The transfer of assets to future generations in general, and corporate succession in particular, touches on very different areas of law. This makes the details of handling such matters so complicated. It especially involves income tax and inheritance/gift tax law, not to mention company, family and inheritance law.
The last reform of inheritance tax law in 2016 served to implement the requirements laid down by the Federal Constitutional Court. This has significantly increased the complexity of tax concessions for business assets and shares in corporations. Consequently, now more than ever, a company’s business succession requires thorough planning in order to avoid unpleasant surprises.
The starting point for planning asset or corporate succession is the wishes of the transferring party in terms of who is to receive which assets. On this basis, various aspects have to be taken into consideration:
- It is important to check whether renunciations of inheritance/compulsory portion or contracts of inheritance have already been concluded with all of the parties concerned, and whether it would still make sense to conclude such contracts or a corresponding renunciation.
- In terms of the assets to be transferred, it is important to ensure as far as possible that any existing hidden reserves are not revealed for income tax purposes.
- The planned transfer of assets must be consistent with any obligations of the transferring party under company law.
- The process as a whole should be optimised from the point of view of inheritance and gift tax law.
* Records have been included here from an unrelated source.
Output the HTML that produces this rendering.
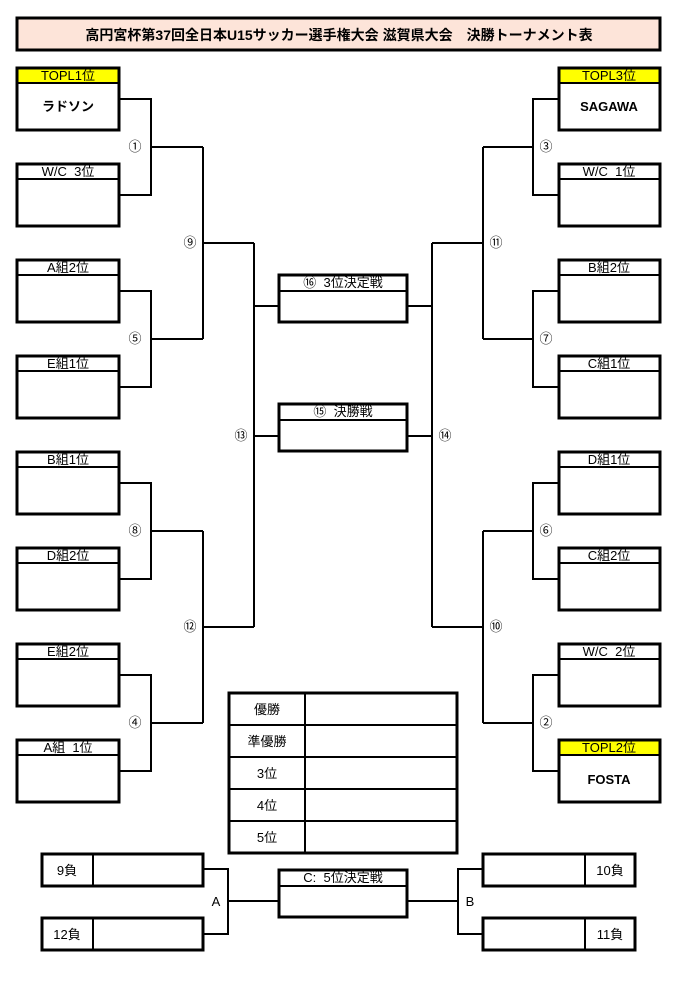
<!DOCTYPE html>
<html><head><meta charset="utf-8"><style>
body{margin:0;background:#fff;}
svg{display:block;font-family:"Liberation Sans","Noto Sans CJK JP",sans-serif;}
text{white-space:pre;}
</style></head><body>
<svg width="688" height="983" viewBox="0 0 688 983" xmlns="http://www.w3.org/2000/svg">
<rect x="17" y="18" width="643" height="32" fill="#fde4d9" stroke="#000" stroke-width="3"/>
<text x="339" y="40" text-anchor="middle" font-size="14" font-weight="bold">高円宮杯第37回全日本U15サッカー選手権大会 滋賀県大会　決勝トーナメント表</text>

<g fill="#fff" stroke="#000" stroke-width="3">
<rect x="17" y="68" width="102" height="62"/>
<rect x="17" y="164" width="102" height="62"/>
<rect x="17" y="260" width="102" height="62"/>
<rect x="17" y="356" width="102" height="62"/>
<rect x="17" y="452" width="102" height="62"/>
<rect x="17" y="548" width="102" height="62"/>
<rect x="17" y="644" width="102" height="62"/>
<rect x="17" y="740" width="102" height="62"/>
<rect x="559" y="68" width="101" height="62"/>
<rect x="559" y="164" width="101" height="62"/>
<rect x="559" y="260" width="101" height="62"/>
<rect x="559" y="356" width="101" height="62"/>
<rect x="559" y="452" width="101" height="62"/>
<rect x="559" y="548" width="101" height="62"/>
<rect x="559" y="644" width="101" height="62"/>
<rect x="559" y="740" width="101" height="62"/>
<rect x="279" y="275" width="128" height="47"/>
<rect x="279" y="404" width="128" height="47"/>
<rect x="279" y="870" width="128" height="47"/>
<rect x="229" y="693" width="228" height="160"/>
<rect x="42" y="854" width="161" height="32"/>
<rect x="42" y="918" width="161" height="32"/>
<rect x="483" y="854" width="152" height="32"/>
<rect x="483" y="918" width="152" height="32"/>
</g>
<g fill="#ffff00"><rect x="18.5" y="69.5" width="99" height="13"/><rect x="560.5" y="69.5" width="98" height="13"/><rect x="560.5" y="741.5" width="98" height="13"/></g>
<g stroke="#000" stroke-width="2" fill="none">
<path d="M17 83H119M17 179H119M17 275H119M17 371H119M17 467H119M17 563H119M17 659H119M17 755H119"/>
<path d="M559 83H660M559 179H660M559 275H660M559 371H660M559 467H660M559 563H660M559 659H660M559 755H660"/>
<path d="M279 291H407M279 420H407M279 886H407"/>
<path d="M305 693V853M229 725H457M229 757H457M229 789H457M229 821H457"/>
<path d="M93 854V886M93 918V950M585 854V886M585 918V950"/>
<path d="M119 99H151V195H119M151 147H203"/>
<path d="M119 291H151V387H119M151 339H203"/>
<path d="M119 483H151V579H119M151 531H203"/>
<path d="M119 675H151V771H119M151 723H203"/>
<path d="M203 147V339M203 243H254"/>
<path d="M203 531V723M203 627H254"/>
<path d="M254 243V627M254 306H279M254 436H279"/>
<path d="M559 99H533V195H559M533 147H483"/>
<path d="M559 291H533V387H559M533 339H483"/>
<path d="M559 483H533V579H559M533 531H483"/>
<path d="M559 675H533V771H559M533 723H483"/>
<path d="M483 147V339M483 243H432"/>
<path d="M483 531V723M483 627H432"/>
<path d="M432 243V627M432 306H407M432 436H407"/>
<path d="M203 869H228V934H203M228 901H279"/>
<path d="M483 869H458V934H483M458 901H407"/>
</g>
<g font-size="13" text-anchor="middle" fill="#000">
<text x="68" y="80">TOPL1位</text>
<text x="68" y="176">W/C  3位</text>
<text x="68" y="272">A組2位</text>
<text x="68" y="368">E組1位</text>
<text x="68" y="464">B組1位</text>
<text x="68" y="560">D組2位</text>
<text x="68" y="656">E組2位</text>
<text x="68" y="752">A組  1位</text>
<text x="609" y="80">TOPL3位</text>
<text x="609" y="176">W/C  1位</text>
<text x="609" y="272">B組2位</text>
<text x="609" y="368">C組1位</text>
<text x="609" y="464">D組1位</text>
<text x="609" y="560">C組2位</text>
<text x="609" y="656">W/C  2位</text>
<text x="609" y="752">TOPL2位</text>
<text x="68" y="111" font-weight="bold">ラドソン</text>
<text x="609" y="111" font-weight="bold">SAGAWA</text>
<text x="609" y="784" font-weight="bold">FOSTA</text>
<text x="343" y="287">⑯  3位決定戦</text>
<text x="343" y="416">⑮  決勝戦</text>
<text x="343" y="882">C:  5位決定戦</text>
<text x="267" y="714">優勝</text>
<text x="267" y="746">準優勝</text>
<text x="267" y="778">3位</text>
<text x="267" y="810">4位</text>
<text x="267" y="842">5位</text>
<text x="67" y="875">9負</text>
<text x="67" y="939">12負</text>
<text x="610" y="875">10負</text>
<text x="610" y="939">11負</text>
<text x="216" y="906">A</text>
<text x="470" y="906">B</text>
<text x="135" y="151">①</text>
<text x="190" y="247">⑨</text>
<text x="135" y="343">⑤</text>
<text x="241" y="440">⑬</text>
<text x="135" y="535">⑧</text>
<text x="190" y="631">⑫</text>
<text x="135" y="727">④</text>
<text x="546" y="151">③</text>
<text x="496" y="247">⑪</text>
<text x="546" y="343">⑦</text>
<text x="445" y="440">⑭</text>
<text x="546" y="535">⑥</text>
<text x="496" y="631">⑩</text>
<text x="546" y="727">②</text>
</g>
</svg>
</body></html>
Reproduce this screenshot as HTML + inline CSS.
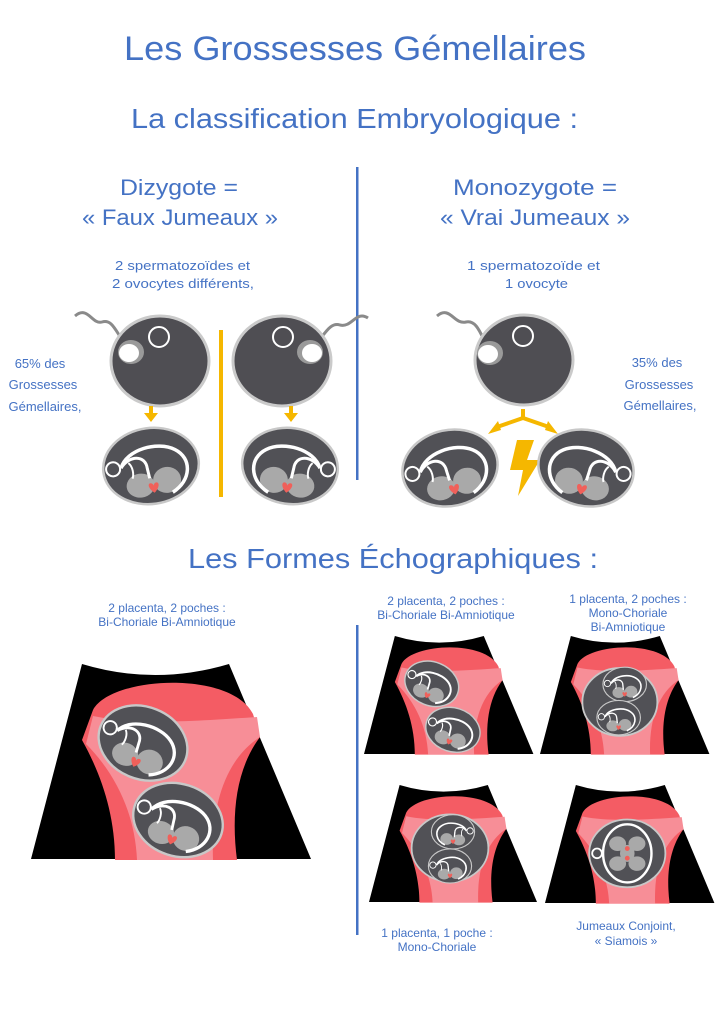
<!DOCTYPE html>
<html><head><meta charset="utf-8"><style>
html,body{margin:0;padding:0;background:#fff;}
svg{display:block;}
text{font-family:"Liberation Sans",Arial,sans-serif;fill:#4472c4;}
</style></head><body>
<svg width="723" height="1023" viewBox="0 0 723 1023" xmlns="http://www.w3.org/2000/svg">
<defs>
  <g id="emb">
    <ellipse rx="48" ry="38" fill="#515156" stroke="#c8c8c8" stroke-width="2.5"/>
    <ellipse cx="-13" cy="18" rx="14" ry="12" fill="#a9a9a9"/>
    <ellipse cx="14" cy="16" rx="14" ry="13" fill="#a9a9a9"/>
    <path d="M-30,-2 C-22,-20 10,-24 26,-13 C42,-2 38,20 18,29" stroke="#fff" stroke-width="3.5" fill="none"/>
    <path d="M-30,-2 C-20,-14 -4,-12 -4,2 L-3,12" stroke="#fff" stroke-width="3" fill="none"/>
    <path d="M-22,-6 C-18,-2 -18,6 -20,10" stroke="#fff" stroke-width="2" fill="none"/>
    <circle cx="-38" cy="-2" r="7" fill="none" stroke="#fff" stroke-width="2"/>
    <path d="M0,27 C-6,22 -6,17 -3,17 C-1,17 0,19 0,20 C0,19 1,17 3,17 C6,17 6,22 0,27Z" fill="#f0605a"/>
  </g>
  <g id="bg">
    <path d="M51,0 Q124,22 198,0 L280,195 L0,195 Z" fill="#000"/>
    <path d="M62,46 C80,12 200,6 222,50 L229,73 C205,105 200,150 206,196 L84,196 C84,150 70,110 51,76 Z" fill="#f45c64"/>
    <path d="M62,52 C110,62 180,56 226,53 L229,73 C195,95 180,140 182,196 L106,196 C104,150 85,110 55,80 Z" fill="#f78e97"/>
  </g>
</defs>

<!-- headings -->
<text x="124" y="60" font-size="34" textLength="462" lengthAdjust="spacingAndGlyphs">Les Grossesses Gémellaires</text>
<text x="131" y="128" font-size="28" textLength="447" lengthAdjust="spacingAndGlyphs">La classification Embryologique :</text>
<text x="120" y="195" font-size="22" textLength="118" lengthAdjust="spacingAndGlyphs">Dizygote =</text>
<text x="82" y="225" font-size="22" textLength="196" lengthAdjust="spacingAndGlyphs">« Faux Jumeaux »</text>
<text x="453" y="195" font-size="22" textLength="164" lengthAdjust="spacingAndGlyphs">Monozygote =</text>
<text x="440" y="225" font-size="22" textLength="190" lengthAdjust="spacingAndGlyphs">« Vrai Jumeaux »</text>
<text x="115" y="270" font-size="13" textLength="135" lengthAdjust="spacingAndGlyphs">2 spermatozoïdes et</text>
<text x="112" y="288" font-size="13" textLength="142" lengthAdjust="spacingAndGlyphs">2 ovocytes différents,</text>
<text x="467" y="270" font-size="13" textLength="133" lengthAdjust="spacingAndGlyphs">1 spermatozoïde et</text>
<text x="505" y="288" font-size="13" textLength="63" lengthAdjust="spacingAndGlyphs">1 ovocyte</text>
<g font-size="13" text-anchor="middle">
<text x="40" y="368">65% des</text><text x="43" y="389">Grossesses</text><text x="45" y="411">Gémellaires,</text>
<text x="657" y="367">35% des</text><text x="659" y="389">Grossesses</text><text x="660" y="410">Gémellaires,</text>
</g>
<rect x="356" y="167" width="2.5" height="313" fill="#4472c4"/>
<rect x="219" y="330" width="4" height="167" fill="#f5b700"/>

<!-- eggs -->
<g stroke="#8a8a8a" stroke-width="3" fill="none">
<path d="M75,316 C88,305 92,325 102,322 C112,319 115,330 125,344"/>
<path d="M368,318 C356,310 352,328 340,325 C330,322 325,334 316,344"/>
<path d="M437,316 C450,305 454,325 466,322 C476,320 480,332 486,344"/>
</g>
<g fill="#4f4e53" stroke="#cacaca" stroke-width="3">
<ellipse cx="160" cy="361" rx="49" ry="45"/>
<ellipse cx="282" cy="361" rx="49" ry="45"/>
<ellipse cx="524" cy="360" rx="49" ry="45"/>
</g>
<g fill="#9a9a9a"><ellipse cx="131" cy="352" rx="13" ry="12"/><ellipse cx="310" cy="352" rx="13" ry="12"/><ellipse cx="490" cy="353" rx="13" ry="12"/></g>
<g fill="#fff"><ellipse cx="129" cy="353" rx="10" ry="9"/><ellipse cx="312" cy="353" rx="10" ry="9"/><ellipse cx="488" cy="354" rx="10" ry="9"/></g>
<g fill="none" stroke="#fff" stroke-width="2"><circle cx="159" cy="337" r="10"/><circle cx="283" cy="337" r="10"/><circle cx="523" cy="336" r="10"/></g>

<!-- arrows -->
<g fill="#f5b700">
<rect x="149" y="406" width="4" height="8"/><polygon points="144,413 158,413 151,422"/>
<rect x="289" y="406" width="4" height="8"/><polygon points="284,413 298,413 291,422"/>
<rect x="521" y="409" width="4" height="9"/>
<polygon points="517,440 534,440 527,460 540,460 518,496 523,470 510,470"/>
<polygon points="488,434 498,421 501,430"/><polygon points="558,434 548,421 545,430"/>
</g>
<path d="M497,427 L523,418 L549,427" stroke="#f5b700" stroke-width="4" fill="none"/>

<use href="#emb" transform="translate(151,466) rotate(-8)"/>
<use href="#emb" transform="translate(290,466) rotate(8) scale(-1,1)"/>
<use href="#emb" transform="translate(450,468) rotate(-12)"/>
<use href="#emb" transform="translate(586,468) rotate(12) scale(-1,1)"/>

<!-- section 2 -->
<text x="188" y="568" font-size="28" textLength="410" lengthAdjust="spacingAndGlyphs">Les Formes Échographiques :</text>
<g font-size="12" text-anchor="middle">
<text x="167" y="612">2 placenta, 2 poches :</text><text x="167" y="626">Bi-Choriale Bi-Amniotique</text>
<text x="446" y="605">2 placenta, 2 poches :</text><text x="446" y="619">Bi-Choriale Bi-Amniotique</text>
<text x="628" y="603">1 placenta, 2 poches :</text><text x="628" y="617">Mono-Choriale</text><text x="628" y="631">Bi-Amniotique</text>
<text x="437" y="937">1 placenta, 1 poche :</text><text x="437" y="951">Mono-Choriale</text>
<text x="626" y="930">Jumeaux Conjoint,</text><text x="626" y="945">« Siamois »</text>
</g>
<rect x="356" y="625" width="2.5" height="310" fill="#4472c4"/>

<!-- big panel -->
<g transform="translate(31,664)">
  <use href="#bg"/>
  <use href="#emb" transform="translate(112,79) rotate(22) scale(0.95)"/>
  <use href="#emb" transform="translate(147,156) rotate(18) scale(0.95)"/>
</g>
<g transform="translate(364,636) scale(0.605)">
  <use href="#bg"/>
  <use href="#emb" transform="translate(112,79) rotate(22) scale(0.95)"/>
  <use href="#emb" transform="translate(147,155) rotate(18) scale(0.95)"/>
</g>
<g transform="translate(540,636) scale(0.605)">
  <use href="#bg"/>
  <ellipse cx="132" cy="109" rx="62" ry="56" fill="#515156" stroke="#c8c8c8" stroke-width="3"/>
  <use href="#emb" transform="translate(140,80) scale(0.75)"/>
  <use href="#emb" transform="translate(130,135) scale(0.75)"/>
</g>
<g transform="translate(369,785) scale(0.6)">
  <use href="#bg"/>
  <ellipse cx="135" cy="105" rx="64" ry="56" fill="#515156" stroke="#c8c8c8" stroke-width="3"/>
  <use href="#emb" transform="translate(140,78) scale(0.75) rotate(180) scale(1,-1)"/>
  <use href="#emb" transform="translate(135,135) scale(0.75)"/>
</g>
<g transform="translate(545,785) scale(0.605)">
  <use href="#bg"/>
  <ellipse cx="136" cy="113" rx="63" ry="56" fill="#515156" stroke="#c8c8c8" stroke-width="3"/>
  <ellipse cx="136" cy="113" rx="40" ry="48" fill="none" stroke="#fff" stroke-width="4"/>
  <circle cx="86" cy="113" r="8" fill="none" stroke="#fff" stroke-width="3"/>
  <ellipse cx="120" cy="97" rx="14" ry="12" fill="#a9a9a9"/><ellipse cx="152" cy="97" rx="14" ry="12" fill="#a9a9a9"/>
  <ellipse cx="120" cy="130" rx="14" ry="12" fill="#a9a9a9"/><ellipse cx="152" cy="130" rx="14" ry="12" fill="#a9a9a9"/>
  <ellipse cx="136" cy="113" rx="12" ry="14" fill="#a9a9a9"/>
  <circle cx="136" cy="105" r="4" fill="#f0605a"/><circle cx="136" cy="121" r="4" fill="#f0605a"/>
</g>
</svg>
</body></html>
As regards business assets, the interaction between income tax and inheritance tax can be very complex if the transferring party wishes to retain cash inflows from the assets to be transferred.
- In the case of business assets and corporations, the company assets must be optimised with regard to the tax concession regulations (reduction of administrative assets if necessary).
- As for the remaining assets of the transferring party, it is wise to plan at an early stage concerning whom the assets are to be transferred to in order to ensure multiple use of any allowances.